Just wondering if others have noticed an increase in memorializing WWII through ceremonies and remembrances taking place in their communities or on the TV news. When I was growing up, I remember it being just Remembrance Day that there would be these kinds of memorials. Nowadays it seems constant, like there's always some day or battle or event in WWII that needs to be remembered and memorialized. I thought at first it was just a Manitoba thing, like there was this bizarre obsession with military history and Canada's involvement in WWII particularly, because it really is constant here. Not a month goes by, it seems, that some kind of display or ceremony isn't erected in honour of some WWII person or infantry or memorable battle or whatever, often at the Legislature, or a park.

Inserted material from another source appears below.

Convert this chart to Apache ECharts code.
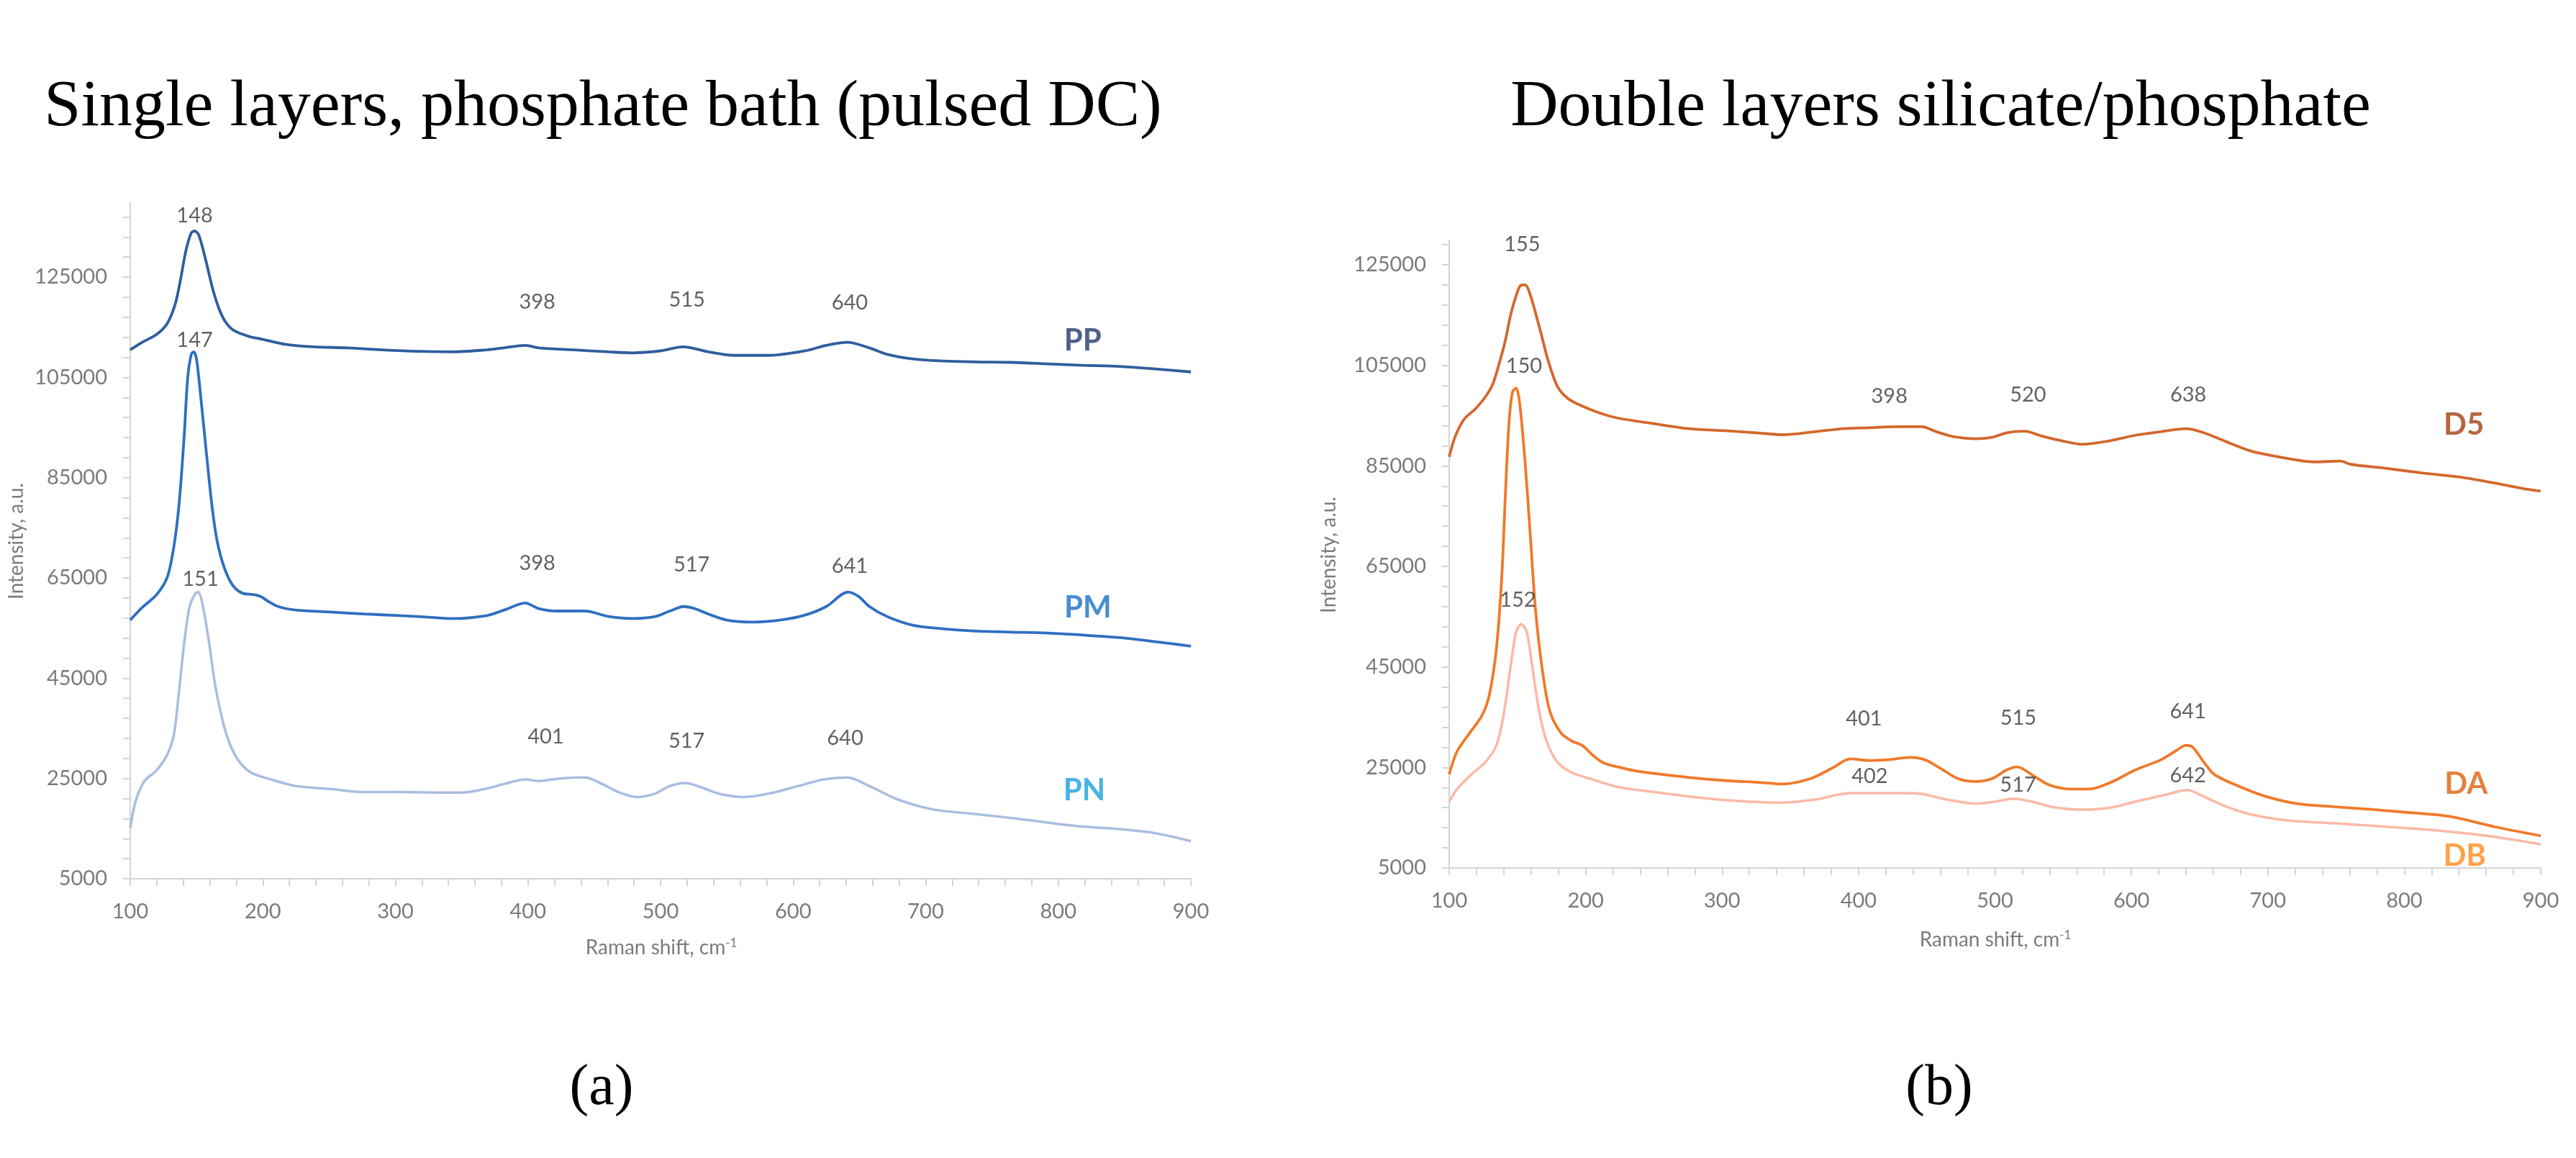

To the point where, for me certainly, it loses meaning. I'm sick of it, frankly. Not that I was terribly sympathetic to it in the first place. But I've seen it on American TV, too. In other words, it's not just Remembrance Day anymore, it's almost constant.
But I'm wondering, is it just a Manitoba thing, or have others noticed this? Manitoba is very conservative federally, but the provincial NDP also participates and promotes these things seemingly enthusiastically. If it's a trend occurring in other places, though, is it for propagandistic purposes? To kind of promote militarism and the notion of "freedoms won" through military might? I also wondered if it was that we are losing many of the WWII vets now, and governments are doing all these things to "honour" their "sacrifices" etc...(sorry for the quotes, but I can't use this language unironically) so that no one feels forgotten or unappreciated?
Anyone else have any observations on this?